Che cosa avviene concretamente? Il processo di pace funziona solo i primi mesi: vengono liberate città come Gerico e Gaza, e Arafat può tornare in Palestina dopo 25 anni di esilio. Dopodiché il processo si interrompe, anche per l’assassinio di Rabin, nel 1995, da parte di un estremista ebreo.
Con il tracollo del processo di pace, le zone palestinesi autonome liberate, separate da strade e insediamenti israeliani, si trovano in una situazione economica disastrosa, con livelli molto alti di disoccupazione, il dilagare della corruzione e la crescita abnorme dell’apparato burocratico. Intanto gli insediamenti ebraici continuano a crescere: nel 2000 arrivano a 170 colonie con 200.000 coloni.
Nel 2000 si aprono i negoziati di Camp David: voluti dal Presidente degli Stati Uniti Clinton alla fine del suo mandato; sono un fallimento.
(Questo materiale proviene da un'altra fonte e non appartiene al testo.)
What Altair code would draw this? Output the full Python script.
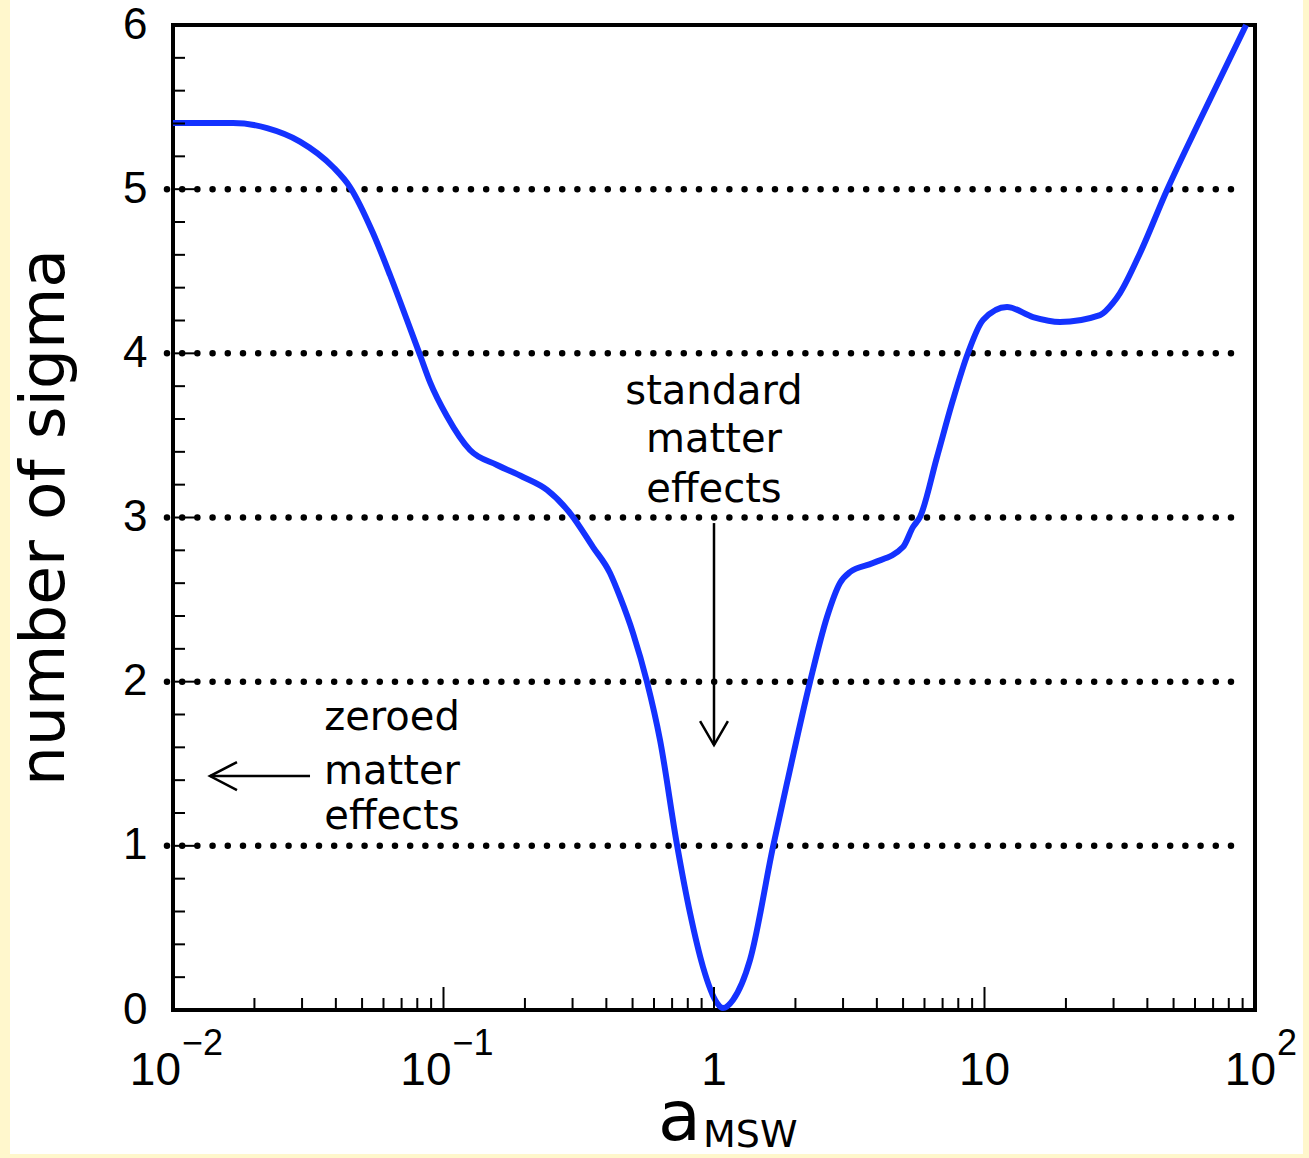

I palestinesi non accettano un “piano di pace” che li obbligherebbe ad accettare condizioni inaccettabili, tutte a favore di Israele: divisione della Cisgiordania in tre regioni non collegate fra di loro (per far sì che i nuovi insediamenti rientrino in Israele), cioè uno Stato senza continuità territoriale; esclusione dalla città vecchia di Gerusalemme, con sovranità palestinese circoscritta alla Spianata delle Moschee, collegata con un tunnel sotterraneo al territorio arabo; rinunzia al ritorno dei profughi.